Poetry is a Way of Seeing: A Conversation with Betty Adcock

It’s common knowledge that writing poetry does not usually pay well, and its effects are often ephemeral; your poem, “Letter to a Gifted Student,” is a sober, almost cautionary-tale-look at writing. Could you comment on the opening lines, “Know this is first: the gift is worthless/ you’ve been unwrapping all these years”?

“Letter to a Gifted Student” is a dark poem, though not altogether so. Remember the tear at the end is the “necessary tear.” The poem is perhaps a kind of warning about what real poetry requires. There’s a lot of fake poetry around though I am aware that nobody is supposed to say so.

If someone should say to me, “How can you tell if a poem is fake?” I would give the answer Louis Armstrong gave when somebody asked something similar about jazz. “If you gotta ask, you ain’t never going to know.” But that’s an aside. Real poetry asks everything of the writer. There is little in the way of tangible reward. The whole “po’ biz” machine is absurd, really. Rewards are given but not always for real poetry; and the rewards are small indeed compared to, say, selling houses or starting a band. Knowing how serious and how talented this student was, and how tough the competition for publication and for readers and how skewed the standards can be depending on academic connections, self-promotion, literary politics — I simply wrote a warning not to expect the world to give a damn but to go on writing. Tim McBride is an outsider to the literary world, a situation I understand. I’m happy to say, however, that his first book is due out from Northwestern University Press in the spring. I still tell my students to continue writing poetry only if they have to; if they cannot imagine life without it; if it is a way of seeing that is essential to them for its own sake, even if they never publish, never teach.

When did you begin writing?

I don’t remember NOT writing, at least once I learned to make letters. My fifth-grade teacher told me once, after I had grown up, that she used to catch me writing “poems” while holding up my geography book to hide what I was doing.
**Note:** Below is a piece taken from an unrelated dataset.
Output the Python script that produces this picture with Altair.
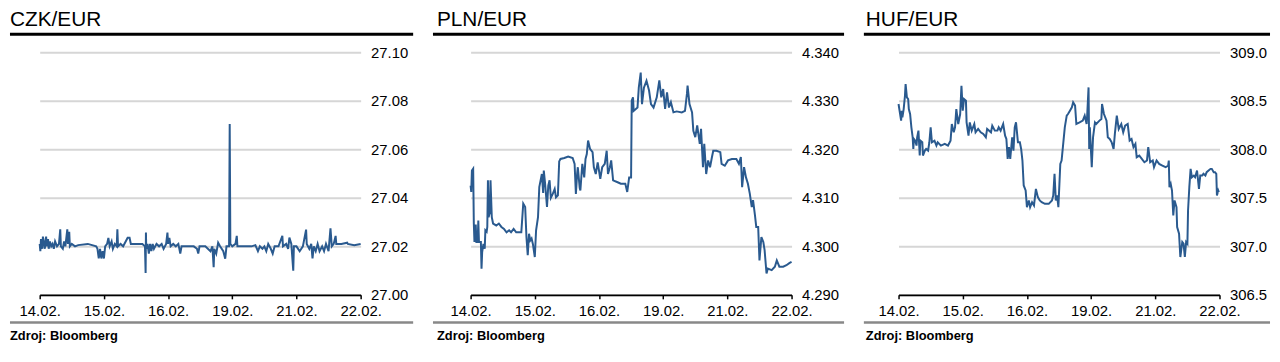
import altair as alt
import pandas as pd

# ---------------- data ----------------
x_labels = ["14.02.", "15.02.", "16.02.", "19.02.", "21.02.", "22.02."]

czk_ticks = [27.00, 27.02, 27.04, 27.06, 27.08, 27.10]
pln_ticks = [4.290, 4.300, 4.310, 4.320, 4.330, 4.340]
huf_ticks = [306.5, 307.0, 307.5, 308.0, 308.5, 309.0]

# (position in trading days from 14.02., rate)
czk = [
    (0.00, 27.021), (0.01, 27.018), (0.02, 27.023), (0.04, 27.019), (0.05, 27.024),
    (0.07, 27.021), (0.08, 27.019), (0.10, 27.024), (0.11, 27.020), (0.13, 27.023),
    (0.14, 27.019), (0.16, 27.022), (0.18, 27.020), (0.20, 27.021), (0.22, 27.019),
    (0.24, 27.022), (0.27, 27.020), (0.30, 27.021), (0.32, 27.027), (0.33, 27.020),
    (0.36, 27.019), (0.38, 27.022), (0.40, 27.020), (0.43, 27.027), (0.44, 27.021),
    (0.46, 27.026), (0.47, 27.020), (0.50, 27.021), (0.55, 27.020), (0.60, 27.0205),
    (0.75, 27.021), (0.88, 27.020), (0.90, 27.019), (0.92, 27.015), (0.94, 27.019),
    (0.96, 27.015), (0.98, 27.018), (1.00, 27.015), (1.02, 27.020), (1.05, 27.021),
    (1.07, 27.0235), (1.09, 27.020), (1.12, 27.022), (1.14, 27.019), (1.17, 27.021),
    (1.20, 27.020), (1.21, 27.027), (1.22, 27.020), (1.26, 27.021), (1.30, 27.020),
    (1.37, 27.0235), (1.40, 27.0235), (1.42, 27.021), (1.50, 27.021), (1.60, 27.021),
    (1.64, 27.020), (1.65, 27.009), (1.655, 27.0257), (1.66, 27.019), (1.68, 27.021),
    (1.70, 27.017), (1.72, 27.021), (1.74, 27.018), (1.76, 27.021), (1.78, 27.019),
    (1.82, 27.021), (1.86, 27.020), (1.90, 27.021), (1.93, 27.019), (1.97, 27.021),
    (1.99, 27.0257), (2.00, 27.021), (2.02, 27.0235), (2.04, 27.020), (2.08, 27.021),
    (2.12, 27.020), (2.16, 27.021), (2.19, 27.017), (2.21, 27.020), (2.30, 27.020),
    (2.40, 27.020), (2.45, 27.019), (2.47, 27.017), (2.49, 27.020), (2.58, 27.020),
    (2.62, 27.019), (2.66, 27.018), (2.69, 27.020), (2.71, 27.0114), (2.72, 27.019),
    (2.75, 27.017), (2.78, 27.0215), (2.81, 27.020), (2.86, 27.018), (2.89, 27.0149),
    (2.91, 27.020), (2.95, 27.020), (2.96, 27.0704), (2.97, 27.021), (3.00, 27.020),
    (3.05, 27.021), (3.07, 27.0243), (3.08, 27.020), (3.20, 27.020), (3.30, 27.020),
    (3.36, 27.0205), (3.40, 27.018), (3.43, 27.020), (3.47, 27.019), (3.50, 27.020),
    (3.53, 27.018), (3.56, 27.021), (3.60, 27.019), (3.63, 27.017), (3.66, 27.020),
    (3.72, 27.020), (3.78, 27.0243), (3.79, 27.020), (3.84, 27.021), (3.87, 27.019),
    (3.89, 27.0236), (3.92, 27.021), (3.95, 27.010), (3.96, 27.020), (4.00, 27.020),
    (4.05, 27.018), (4.10, 27.020), (4.15, 27.0269), (4.16, 27.021), (4.20, 27.019),
    (4.23, 27.021), (4.25, 27.015), (4.27, 27.020), (4.30, 27.018), (4.33, 27.021),
    (4.36, 27.018), (4.40, 27.020), (4.43, 27.018), (4.46, 27.021), (4.50, 27.018),
    (4.53, 27.0274), (4.55, 27.020), (4.58, 27.021), (4.61, 27.0243), (4.62, 27.021),
    (4.70, 27.021), (4.79, 27.0215), (4.80, 27.021), (4.90, 27.0205), (5.00, 27.021),
]

pln = [
    (0.00, 4.3125), (0.01, 4.3112), (0.02, 4.3156), (0.04, 4.3160), (0.05, 4.3047),
    (0.06, 4.3009), (0.08, 4.3045), (0.09, 4.3009), (0.11, 4.3009), (0.12, 4.3053),
    (0.13, 4.3009), (0.16, 4.3009), (0.17, 4.2954), (0.18, 4.2988), (0.20, 4.3005),
    (0.22, 4.2995), (0.23, 4.3033), (0.25, 4.3030), (0.26, 4.3040), (0.27, 4.3136),
    (0.28, 4.3060), (0.30, 4.3070), (0.31, 4.3136), (0.33, 4.3060), (0.35, 4.3047),
    (0.40, 4.3043), (0.44, 4.3047), (0.48, 4.3040), (0.52, 4.3036), (0.56, 4.3029),
    (0.60, 4.3033), (0.63, 4.3029), (0.67, 4.3036), (0.71, 4.3029), (0.75, 4.3029),
    (0.79, 4.3029), (0.82, 4.3088), (0.85, 4.3081), (0.87, 4.3019), (0.89, 4.2982),
    (0.91, 4.3026), (0.93, 4.3012), (0.95, 4.3016), (0.97, 4.3005), (1.00, 4.2978),
    (1.02, 4.3033), (1.05, 4.3060), (1.07, 4.3122), (1.11, 4.3149), (1.13, 4.3110),
    (1.14, 4.3156), (1.16, 4.3130), (1.19, 4.3081), (1.21, 4.3125), (1.23, 4.3136),
    (1.25, 4.3100), (1.28, 4.3108), (1.31, 4.3118), (1.33, 4.3101), (1.36, 4.3105),
    (1.38, 4.3175), (1.40, 4.3180), (1.46, 4.3182), (1.52, 4.3185), (1.59, 4.3182),
    (1.62, 4.3170), (1.64, 4.3108), (1.66, 4.3150), (1.67, 4.3163), (1.70, 4.3120),
    (1.71, 4.3115), (1.74, 4.3170), (1.77, 4.3142), (1.79, 4.3180), (1.81, 4.3190),
    (1.83, 4.3218), (1.86, 4.3201), (1.90, 4.3194), (1.92, 4.3163), (1.95, 4.3149),
    (1.98, 4.3173), (2.02, 4.3139), (2.05, 4.3163), (2.09, 4.3170), (2.12, 4.3197),
    (2.14, 4.3149), (2.17, 4.3163), (2.19, 4.3177), (2.22, 4.3136), (2.29, 4.3132),
    (2.34, 4.3129), (2.41, 4.3129), (2.44, 4.3112), (2.47, 4.3142), (2.50, 4.3142),
    (2.51, 4.3300), (2.53, 4.3307), (2.54, 4.3279), (2.60, 4.3286), (2.62, 4.3327),
    (2.65, 4.3358), (2.67, 4.3293), (2.70, 4.3327), (2.74, 4.3341), (2.78, 4.3321),
    (2.81, 4.3293), (2.85, 4.3286), (2.90, 4.3307), (2.94, 4.3342), (2.97, 4.3307),
    (3.00, 4.3324), (3.03, 4.3283), (3.06, 4.3317), (3.09, 4.3286), (3.12, 4.3297),
    (3.16, 4.3276), (3.21, 4.3278), (3.29, 4.3276), (3.34, 4.3279), (3.37, 4.3314),
    (3.38, 4.3331), (3.41, 4.3293), (3.45, 4.3276), (3.47, 4.3238), (3.50, 4.3225),
    (3.53, 4.3249), (3.57, 4.3211), (3.59, 4.3242), (3.62, 4.3163), (3.64, 4.3211),
    (3.67, 4.3149), (3.70, 4.3177), (3.73, 4.3163), (3.76, 4.3184), (3.78, 4.3197),
    (3.83, 4.3197), (3.89, 4.3194), (3.91, 4.3170), (3.96, 4.3166), (4.01, 4.3177),
    (4.07, 4.3180), (4.14, 4.3180), (4.18, 4.3170), (4.21, 4.3184), (4.23, 4.3122),
    (4.26, 4.3163), (4.29, 4.3142), (4.32, 4.3129), (4.35, 4.3108), (4.38, 4.3081),
    (4.40, 4.3095), (4.43, 4.3064), (4.45, 4.3040), (4.48, 4.3040), (4.50, 4.2971),
    (4.53, 4.3019), (4.56, 4.3009), (4.58, 4.2992), (4.61, 4.2944), (4.63, 4.2954),
    (4.69, 4.2951), (4.74, 4.2958), (4.77, 4.2971), (4.81, 4.2958), (4.87, 4.2958),
    (4.92, 4.2961), (4.97, 4.2966), (5.00, 4.2968),
]

huf = [
    (0.00, 308.466), (0.02, 308.380), (0.04, 308.295), (0.05, 308.397), (0.06, 308.329),
    (0.08, 308.414), (0.10, 308.551), (0.11, 308.671), (0.13, 308.534), (0.15, 308.517),
    (0.16, 308.414), (0.18, 308.363), (0.20, 308.226), (0.22, 308.123), (0.23, 308.003),
    (0.24, 308.106), (0.26, 308.089), (0.28, 308.038), (0.29, 308.123), (0.31, 308.192),
    (0.33, 307.935), (0.34, 308.089), (0.37, 308.072), (0.38, 307.935), (0.41, 307.986),
    (0.43, 308.003), (0.46, 307.986), (0.48, 308.072), (0.50, 308.226), (0.52, 308.072),
    (0.56, 308.089), (0.59, 308.038), (0.61, 308.072), (0.66, 308.038), (0.72, 308.055),
    (0.77, 308.038), (0.81, 308.089), (0.83, 308.260), (0.86, 308.175), (0.88, 308.226),
    (0.90, 308.414), (0.93, 308.260), (0.96, 308.363), (0.98, 308.654), (1.00, 308.397),
    (1.02, 308.517), (1.05, 308.500), (1.06, 308.277), (1.09, 308.140), (1.11, 308.277),
    (1.14, 308.192), (1.18, 308.260), (1.20, 308.175), (1.24, 308.209), (1.28, 308.175),
    (1.32, 308.158), (1.36, 308.123), (1.38, 308.209), (1.44, 308.175), (1.46, 308.243),
    (1.50, 308.192), (1.54, 308.192), (1.56, 308.226), (1.59, 308.192), (1.63, 308.260),
    (1.66, 308.140), (1.68, 308.106), (1.70, 307.901), (1.72, 308.021), (1.74, 307.901),
    (1.77, 308.123), (1.79, 307.986), (1.81, 308.226), (1.83, 308.277), (1.86, 308.072),
    (1.89, 308.072), (1.91, 308.003), (1.93, 307.884), (1.95, 307.627), (1.98, 307.575),
    (2.00, 307.404), (2.03, 307.473), (2.05, 307.404), (2.08, 307.455), (2.11, 307.421),
    (2.14, 307.592), (2.17, 307.507), (2.20, 307.473), (2.23, 307.455), (2.28, 307.438),
    (2.34, 307.438), (2.39, 307.473), (2.41, 307.524), (2.43, 307.747), (2.45, 307.473),
    (2.47, 307.524), (2.49, 307.404), (2.52, 307.849), (2.54, 307.884), (2.57, 308.089),
    (2.59, 308.226), (2.62, 308.346), (2.64, 308.363), (2.67, 308.397), (2.70, 308.432),
    (2.72, 308.483), (2.75, 308.449), (2.77, 308.260), (2.82, 308.277), (2.87, 308.295),
    (2.90, 308.346), (2.93, 308.260), (2.94, 308.363), (2.96, 308.637), (2.97, 308.003),
    (2.98, 308.226), (2.99, 308.089), (3.01, 307.815), (3.03, 308.123), (3.06, 308.277),
    (3.08, 308.260), (3.13, 308.295), (3.16, 308.312), (3.17, 308.466), (3.20, 308.363),
    (3.24, 308.295), (3.26, 308.123), (3.29, 308.106), (3.32, 308.072), (3.35, 308.003),
    (3.37, 308.158), (3.40, 308.346), (3.43, 308.209), (3.47, 308.260), (3.50, 308.175),
    (3.53, 308.243), (3.57, 308.260), (3.60, 308.089), (3.63, 308.106), (3.66, 308.021),
    (3.69, 308.055), (3.71, 307.918), (3.75, 307.935), (3.79, 307.901), (3.83, 307.866),
    (3.87, 307.884), (3.89, 308.021), (3.92, 307.866), (3.96, 307.884), (3.98, 307.815),
    (4.02, 307.884), (4.06, 307.849), (4.11, 307.832), (4.16, 307.815), (4.20, 307.832),
    (4.21, 307.884), (4.22, 307.610), (4.24, 307.644), (4.26, 307.575), (4.28, 307.318),
    (4.30, 307.473), (4.33, 307.404), (4.34, 307.199), (4.37, 307.130), (4.39, 306.890),
    (4.42, 307.045), (4.44, 307.027), (4.46, 306.890), (4.48, 307.045), (4.50, 307.027),
    (4.51, 307.370), (4.53, 307.610), (4.55, 307.798), (4.57, 307.712), (4.60, 307.729),
    (4.62, 307.712), (4.65, 307.781), (4.68, 307.592), (4.70, 307.729), (4.73, 307.729),
    (4.75, 307.747), (4.78, 307.729), (4.80, 307.764), (4.83, 307.781), (4.86, 307.798),
    (4.88, 307.798), (4.91, 307.764), (4.93, 307.764), (4.95, 307.747), (4.96, 307.524),
    (4.98, 307.575), (4.99, 307.558),
]

# ---------------- style ----------------
FONT = "Liberation Sans"
LINE_COLOR = "#2a5a8f"
GRID_COLOR = "#d6d6d6"
W, H = 324, 245

label_expr = "[" + ",".join(f"'{s}'" for s in x_labels) + "][datum.value]"


def panel(title, pairs, ticks, fmt, left, right, text_x):
    df = pd.DataFrame(pairs, columns=["pos", "rate"])
    one = pd.DataFrame({"k": [0]})

    line = alt.Chart(df).mark_line(color=LINE_COLOR, strokeWidth=2, interpolate="linear").encode(
        x=alt.X(
            "pos:Q",
            scale=alt.Scale(domain=[0, 5], nice=False, zero=False),
            axis=alt.Axis(
                values=list(range(6)), labelExpr=label_expr, title=None, grid=False,
                domainColor="black", domainWidth=2, tickColor="black", tickWidth=1.5,
                tickSize=4, labelPadding=5, labelFontSize=15, labelFont=FONT,
                labelColor="black", labelFlush=False, labelOverlap=False,
            ),
        ),
        y=alt.Y(
            "rate:Q",
            scale=alt.Scale(domain=[ticks[0], ticks[-1]], nice=False, zero=False),
            axis=alt.Axis(
                orient="right", values=ticks, format=fmt, title=None, domain=False,
                ticks=False, tickSize=0, labelPadding=10, grid=True, gridColor=GRID_COLOR,
                gridWidth=2, labelFontSize=15, labelFont=FONT, labelColor="black",
                labelFlush=False, labelOverlap=False,
            ),
        ),
    )

    top_rule = alt.Chart(one).mark_rule(color="black", strokeWidth=3).encode(
        x=alt.value(-left), x2=alt.value(right), y=alt.value(-18)
    )
    bottom_rule = alt.Chart(one).mark_rule(color="#888888", strokeWidth=2.5).encode(
        x=alt.value(-left), x2=alt.value(right), y=alt.value(273)
    )
    title_text = alt.Chart(one).mark_text(
        text=title, align="left", baseline="alphabetic", fontSize=21, font=FONT, color="black"
    ).encode(x=alt.value(text_x), y=alt.value(-26))
    source_text = alt.Chart(one).mark_text(
        text="Zdroj: Bloomberg", align="left", baseline="alphabetic", fontSize=13,
        fontWeight="bold", font=FONT, color="black"
    ).encode(x=alt.value(text_x), y=alt.value(290.5))

    return alt.layer(line, top_rule, bottom_rule, title_text, source_text).properties(
        width=W, height=H
    )


p1 = panel("CZK/EUR", czk, czk_ticks, ".2f", 30, 377, -30)
p2 = panel("PLN/EUR", pln, pln_ticks, ".3f", 38, 377, -34)
p3 = panel("HUF/EUR", huf, huf_ticks, ".1f", 35, 375, -33)

chart = (
    alt.hconcat(p1, p2, p3, spacing=16)
    .properties(padding=0)
    .configure_view(strokeWidth=0)
)

chart.save("out.html", embed_options={"renderer": "svg", "actions": False})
It seems to be what I have always done.

Which writers do you especially admire and why?

I am actually going to try and answer this question. But it becomes absurd because there are so many, and from so many periods. Even limiting it to the 20th century and beyond would be too much. The poets who meant most to me when I was very young and finding everything for myself were Hopkins, Dylan Thomas, and Robinson Jeffers. I admire rich, expansive language, and also the controlled short form. I love narrative and lyric and any well-made combination of those. This was in the late fifties, early sixties and none of the three were in fashion. Here’s the benefit of learning without classrooms — you get to discover the ones you need. The first two were for passion and music, the third, Jeffers, was a revelation on many levels. He remains the most important poet to me. Then there was George Herbert, and Dickinson, Hardy, Warren, Dickey, Kumin, Kinnell, Merwin, Roethke, Plath and early Hughes (I am a politically incorrect reader) and more, more — each different reasons, different rewards. I could add Nemerov, underappreciated I think, and other less known poets like Adrienne Stoutenburg and Eleanor Ross Taylor.
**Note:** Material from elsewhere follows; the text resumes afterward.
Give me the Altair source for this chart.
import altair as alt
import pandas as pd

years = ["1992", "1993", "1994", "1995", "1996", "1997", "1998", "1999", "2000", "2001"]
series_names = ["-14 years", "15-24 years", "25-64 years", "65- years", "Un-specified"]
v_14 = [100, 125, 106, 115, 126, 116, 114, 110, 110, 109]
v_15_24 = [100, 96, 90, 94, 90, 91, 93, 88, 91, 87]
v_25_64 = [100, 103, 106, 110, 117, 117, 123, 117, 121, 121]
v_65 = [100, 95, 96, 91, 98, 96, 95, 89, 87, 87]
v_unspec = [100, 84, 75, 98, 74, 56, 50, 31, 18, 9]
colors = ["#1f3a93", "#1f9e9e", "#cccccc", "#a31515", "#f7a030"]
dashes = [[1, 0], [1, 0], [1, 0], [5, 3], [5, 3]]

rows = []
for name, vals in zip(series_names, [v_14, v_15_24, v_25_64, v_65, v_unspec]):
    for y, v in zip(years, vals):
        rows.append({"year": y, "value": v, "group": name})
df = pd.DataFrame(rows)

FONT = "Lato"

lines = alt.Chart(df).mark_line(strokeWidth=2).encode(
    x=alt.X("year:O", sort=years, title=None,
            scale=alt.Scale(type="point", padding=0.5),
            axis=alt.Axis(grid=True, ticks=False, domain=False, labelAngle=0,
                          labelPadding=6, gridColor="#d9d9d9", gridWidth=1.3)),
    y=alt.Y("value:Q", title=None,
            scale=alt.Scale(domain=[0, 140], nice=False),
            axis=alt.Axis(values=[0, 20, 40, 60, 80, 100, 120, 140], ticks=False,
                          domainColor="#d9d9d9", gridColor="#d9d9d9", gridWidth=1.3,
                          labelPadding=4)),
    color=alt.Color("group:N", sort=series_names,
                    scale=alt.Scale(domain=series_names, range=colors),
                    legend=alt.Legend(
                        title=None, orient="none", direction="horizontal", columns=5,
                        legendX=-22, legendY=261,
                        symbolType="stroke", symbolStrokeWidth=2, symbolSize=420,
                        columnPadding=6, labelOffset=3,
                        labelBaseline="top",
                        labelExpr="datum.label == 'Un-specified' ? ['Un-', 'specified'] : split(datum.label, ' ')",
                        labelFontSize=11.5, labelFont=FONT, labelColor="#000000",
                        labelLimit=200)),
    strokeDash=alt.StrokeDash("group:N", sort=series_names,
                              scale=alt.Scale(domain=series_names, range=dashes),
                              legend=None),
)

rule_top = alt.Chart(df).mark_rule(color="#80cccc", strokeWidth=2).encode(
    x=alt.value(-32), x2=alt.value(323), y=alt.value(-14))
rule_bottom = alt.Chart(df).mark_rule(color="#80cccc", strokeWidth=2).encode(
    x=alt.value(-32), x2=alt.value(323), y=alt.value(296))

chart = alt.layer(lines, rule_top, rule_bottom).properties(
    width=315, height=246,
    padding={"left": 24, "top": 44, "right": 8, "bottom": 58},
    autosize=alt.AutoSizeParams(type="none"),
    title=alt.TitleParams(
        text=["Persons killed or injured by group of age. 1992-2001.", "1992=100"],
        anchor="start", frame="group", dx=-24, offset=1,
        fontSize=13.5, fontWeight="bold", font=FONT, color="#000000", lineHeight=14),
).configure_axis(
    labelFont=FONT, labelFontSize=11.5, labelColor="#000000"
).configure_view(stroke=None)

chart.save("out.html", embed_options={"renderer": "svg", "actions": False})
I admire rich, expansive language, and also the controlled short form. I love narrative and lyric and any well-made combination of those. I can note the books read in the last several months that I admire right now: Usher by B. H. Fairchild; re-read Song by Brigit Pegeen Kelly; Figure Studies: Poems by Claudia Emerson; Messenger by Ellen Bryant Voigt; Pictures of the Afterlife by Jude Nutter; re-read Fields of Praise by Marilyn Nelson. Next month there will be others. What I ask of poetry is clarity, passion, a logic of metaphor, and above all, the music without which poetry is only prose broken into lines.